#### Exercise task:
In the listing that follows, count each line where the word "chart" appears; write nothing but the count.

———

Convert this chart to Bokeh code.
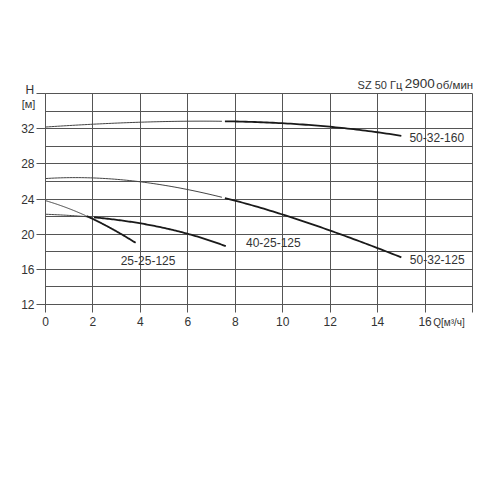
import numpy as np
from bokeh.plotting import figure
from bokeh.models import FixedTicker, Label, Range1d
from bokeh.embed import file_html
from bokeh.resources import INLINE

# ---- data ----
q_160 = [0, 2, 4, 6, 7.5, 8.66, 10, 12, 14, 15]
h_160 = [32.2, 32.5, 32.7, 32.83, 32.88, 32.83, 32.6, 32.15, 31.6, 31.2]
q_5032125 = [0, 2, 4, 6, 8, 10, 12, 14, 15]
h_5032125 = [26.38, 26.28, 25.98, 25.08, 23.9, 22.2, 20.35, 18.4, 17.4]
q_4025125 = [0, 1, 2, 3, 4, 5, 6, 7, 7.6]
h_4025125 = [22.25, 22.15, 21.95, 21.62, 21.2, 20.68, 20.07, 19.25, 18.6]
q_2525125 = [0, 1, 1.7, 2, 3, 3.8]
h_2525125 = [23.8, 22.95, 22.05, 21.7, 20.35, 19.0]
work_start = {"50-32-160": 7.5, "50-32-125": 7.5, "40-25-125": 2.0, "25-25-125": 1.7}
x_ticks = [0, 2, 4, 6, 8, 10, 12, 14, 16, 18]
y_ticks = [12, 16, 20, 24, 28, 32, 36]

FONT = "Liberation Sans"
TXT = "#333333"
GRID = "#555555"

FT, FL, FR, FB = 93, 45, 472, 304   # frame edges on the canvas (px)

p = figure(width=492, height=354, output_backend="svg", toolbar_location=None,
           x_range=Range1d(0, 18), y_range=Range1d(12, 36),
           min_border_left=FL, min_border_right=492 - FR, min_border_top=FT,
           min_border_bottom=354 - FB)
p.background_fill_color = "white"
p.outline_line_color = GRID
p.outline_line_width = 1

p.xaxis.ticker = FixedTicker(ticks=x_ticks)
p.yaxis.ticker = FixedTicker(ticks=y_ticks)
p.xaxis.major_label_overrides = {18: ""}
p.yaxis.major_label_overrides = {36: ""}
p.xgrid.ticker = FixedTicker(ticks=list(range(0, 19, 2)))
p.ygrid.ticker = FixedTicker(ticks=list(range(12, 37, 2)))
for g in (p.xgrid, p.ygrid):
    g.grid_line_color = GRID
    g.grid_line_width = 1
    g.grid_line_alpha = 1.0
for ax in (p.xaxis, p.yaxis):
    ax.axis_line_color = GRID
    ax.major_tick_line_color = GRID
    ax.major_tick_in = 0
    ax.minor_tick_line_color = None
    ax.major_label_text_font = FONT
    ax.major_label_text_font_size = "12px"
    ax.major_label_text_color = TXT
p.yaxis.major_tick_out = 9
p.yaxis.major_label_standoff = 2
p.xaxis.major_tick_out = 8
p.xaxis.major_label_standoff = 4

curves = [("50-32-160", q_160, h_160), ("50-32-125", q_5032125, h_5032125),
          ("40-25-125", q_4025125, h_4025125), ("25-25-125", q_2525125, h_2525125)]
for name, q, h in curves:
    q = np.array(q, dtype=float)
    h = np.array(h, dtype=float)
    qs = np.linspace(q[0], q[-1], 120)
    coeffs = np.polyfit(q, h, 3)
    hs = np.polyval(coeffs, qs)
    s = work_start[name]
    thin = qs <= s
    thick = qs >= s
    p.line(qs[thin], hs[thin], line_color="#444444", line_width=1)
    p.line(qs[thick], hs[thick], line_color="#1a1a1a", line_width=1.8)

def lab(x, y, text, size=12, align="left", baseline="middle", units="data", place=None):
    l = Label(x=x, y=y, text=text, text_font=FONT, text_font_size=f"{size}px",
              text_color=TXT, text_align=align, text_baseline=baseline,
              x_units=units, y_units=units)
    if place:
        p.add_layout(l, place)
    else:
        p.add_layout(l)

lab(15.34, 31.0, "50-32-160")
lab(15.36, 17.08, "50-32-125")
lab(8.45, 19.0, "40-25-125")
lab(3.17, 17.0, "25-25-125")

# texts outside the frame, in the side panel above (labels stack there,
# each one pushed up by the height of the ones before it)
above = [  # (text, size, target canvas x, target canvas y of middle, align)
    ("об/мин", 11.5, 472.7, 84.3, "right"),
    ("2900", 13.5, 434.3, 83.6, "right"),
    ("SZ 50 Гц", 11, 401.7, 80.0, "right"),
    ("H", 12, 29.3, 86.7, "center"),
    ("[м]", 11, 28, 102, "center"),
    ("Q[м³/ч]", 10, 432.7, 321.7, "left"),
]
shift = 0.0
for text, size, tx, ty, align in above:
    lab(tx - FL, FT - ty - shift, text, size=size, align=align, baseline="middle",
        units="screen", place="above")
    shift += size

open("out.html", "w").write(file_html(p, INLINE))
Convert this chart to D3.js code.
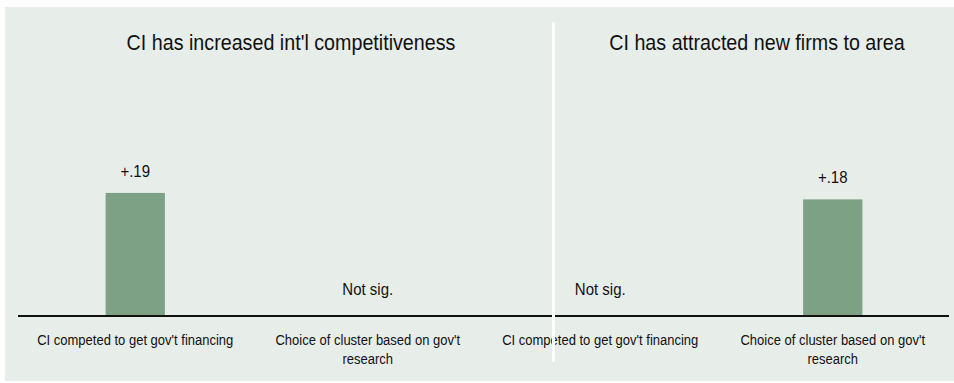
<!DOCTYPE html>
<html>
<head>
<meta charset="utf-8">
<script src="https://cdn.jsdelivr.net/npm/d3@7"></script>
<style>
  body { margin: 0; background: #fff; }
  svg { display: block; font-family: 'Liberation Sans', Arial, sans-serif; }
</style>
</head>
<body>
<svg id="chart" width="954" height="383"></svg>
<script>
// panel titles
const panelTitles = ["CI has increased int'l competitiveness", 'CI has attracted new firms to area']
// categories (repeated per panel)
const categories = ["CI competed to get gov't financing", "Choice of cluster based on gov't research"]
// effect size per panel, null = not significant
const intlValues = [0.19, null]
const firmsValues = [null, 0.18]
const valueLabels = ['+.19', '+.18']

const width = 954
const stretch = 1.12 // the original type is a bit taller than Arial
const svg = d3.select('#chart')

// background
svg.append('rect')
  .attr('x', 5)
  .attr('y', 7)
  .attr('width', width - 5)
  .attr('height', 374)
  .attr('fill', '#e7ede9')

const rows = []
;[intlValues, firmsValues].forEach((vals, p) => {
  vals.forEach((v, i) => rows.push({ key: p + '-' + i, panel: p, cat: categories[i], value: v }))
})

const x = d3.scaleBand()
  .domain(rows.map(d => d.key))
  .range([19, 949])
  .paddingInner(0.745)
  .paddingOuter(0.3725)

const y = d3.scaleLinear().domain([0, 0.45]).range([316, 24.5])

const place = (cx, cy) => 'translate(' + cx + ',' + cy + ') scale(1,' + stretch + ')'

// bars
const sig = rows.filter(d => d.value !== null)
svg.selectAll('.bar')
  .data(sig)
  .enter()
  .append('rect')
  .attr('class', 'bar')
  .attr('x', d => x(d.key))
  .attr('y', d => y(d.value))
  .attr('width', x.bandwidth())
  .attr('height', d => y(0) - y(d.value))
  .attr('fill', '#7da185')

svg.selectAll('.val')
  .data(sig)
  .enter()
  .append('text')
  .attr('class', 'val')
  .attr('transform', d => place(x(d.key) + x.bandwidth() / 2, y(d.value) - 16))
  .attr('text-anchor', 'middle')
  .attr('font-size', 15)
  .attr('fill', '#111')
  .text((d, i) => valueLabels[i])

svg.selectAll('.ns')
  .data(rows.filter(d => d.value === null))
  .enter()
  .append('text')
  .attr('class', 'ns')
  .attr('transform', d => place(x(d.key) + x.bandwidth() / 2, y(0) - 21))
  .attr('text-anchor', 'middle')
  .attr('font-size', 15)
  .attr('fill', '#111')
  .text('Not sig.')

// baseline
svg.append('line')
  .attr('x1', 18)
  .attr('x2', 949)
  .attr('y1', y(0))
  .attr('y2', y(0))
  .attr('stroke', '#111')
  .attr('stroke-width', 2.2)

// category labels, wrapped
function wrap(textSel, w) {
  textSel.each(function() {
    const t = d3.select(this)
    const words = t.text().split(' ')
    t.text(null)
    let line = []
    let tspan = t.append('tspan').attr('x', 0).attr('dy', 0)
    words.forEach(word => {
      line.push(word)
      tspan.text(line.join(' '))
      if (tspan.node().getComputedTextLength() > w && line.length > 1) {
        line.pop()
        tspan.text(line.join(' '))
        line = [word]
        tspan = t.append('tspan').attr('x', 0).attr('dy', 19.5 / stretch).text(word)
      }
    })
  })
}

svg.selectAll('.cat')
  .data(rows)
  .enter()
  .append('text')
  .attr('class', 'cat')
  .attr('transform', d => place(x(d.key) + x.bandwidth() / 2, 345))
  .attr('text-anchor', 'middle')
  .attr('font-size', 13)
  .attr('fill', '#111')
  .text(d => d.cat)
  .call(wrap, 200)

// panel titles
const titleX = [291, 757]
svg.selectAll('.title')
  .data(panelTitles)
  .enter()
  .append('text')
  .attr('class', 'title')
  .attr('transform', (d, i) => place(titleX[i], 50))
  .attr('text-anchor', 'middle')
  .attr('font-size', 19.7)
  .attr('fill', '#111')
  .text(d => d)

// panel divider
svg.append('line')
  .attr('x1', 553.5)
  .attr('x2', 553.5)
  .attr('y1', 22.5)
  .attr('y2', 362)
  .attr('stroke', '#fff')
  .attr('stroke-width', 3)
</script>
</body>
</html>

———

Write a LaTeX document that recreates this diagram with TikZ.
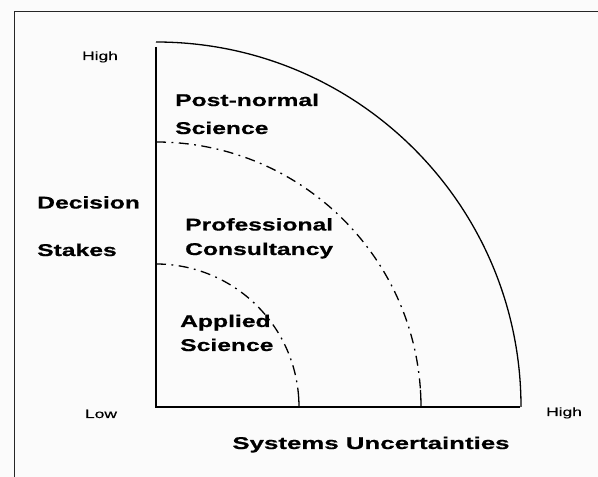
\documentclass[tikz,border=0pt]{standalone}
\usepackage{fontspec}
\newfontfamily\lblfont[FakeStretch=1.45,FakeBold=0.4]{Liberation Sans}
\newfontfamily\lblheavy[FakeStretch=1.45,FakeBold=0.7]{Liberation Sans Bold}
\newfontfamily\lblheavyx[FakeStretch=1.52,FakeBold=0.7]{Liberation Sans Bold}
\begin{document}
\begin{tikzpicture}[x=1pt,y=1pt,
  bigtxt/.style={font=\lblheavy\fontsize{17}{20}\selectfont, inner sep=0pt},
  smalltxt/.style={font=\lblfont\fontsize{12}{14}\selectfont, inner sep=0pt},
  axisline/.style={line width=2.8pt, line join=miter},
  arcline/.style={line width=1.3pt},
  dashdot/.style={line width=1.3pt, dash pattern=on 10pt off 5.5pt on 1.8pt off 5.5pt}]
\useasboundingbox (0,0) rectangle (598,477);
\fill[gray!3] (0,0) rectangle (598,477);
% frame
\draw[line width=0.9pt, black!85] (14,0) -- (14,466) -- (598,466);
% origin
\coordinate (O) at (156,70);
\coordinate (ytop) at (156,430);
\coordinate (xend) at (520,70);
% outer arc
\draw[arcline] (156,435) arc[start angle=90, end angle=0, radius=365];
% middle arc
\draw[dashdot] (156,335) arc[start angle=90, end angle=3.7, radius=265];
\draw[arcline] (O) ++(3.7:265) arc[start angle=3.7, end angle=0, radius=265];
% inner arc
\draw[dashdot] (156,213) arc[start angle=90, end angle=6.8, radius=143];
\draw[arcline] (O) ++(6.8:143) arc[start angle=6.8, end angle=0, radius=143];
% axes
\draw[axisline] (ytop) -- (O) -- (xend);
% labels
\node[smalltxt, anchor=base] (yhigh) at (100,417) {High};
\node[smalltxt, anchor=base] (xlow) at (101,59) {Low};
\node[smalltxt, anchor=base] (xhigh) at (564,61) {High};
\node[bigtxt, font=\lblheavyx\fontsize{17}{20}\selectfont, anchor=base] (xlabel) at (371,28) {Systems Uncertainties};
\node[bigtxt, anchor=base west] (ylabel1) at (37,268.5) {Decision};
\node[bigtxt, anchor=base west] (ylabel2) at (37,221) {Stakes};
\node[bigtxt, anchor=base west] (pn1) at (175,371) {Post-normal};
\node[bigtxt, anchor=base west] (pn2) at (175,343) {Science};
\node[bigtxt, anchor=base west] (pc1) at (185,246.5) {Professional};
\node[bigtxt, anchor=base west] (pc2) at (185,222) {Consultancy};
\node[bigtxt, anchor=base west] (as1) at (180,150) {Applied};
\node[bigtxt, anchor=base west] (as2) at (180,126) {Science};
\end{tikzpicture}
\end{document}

———

#### Correct result:
4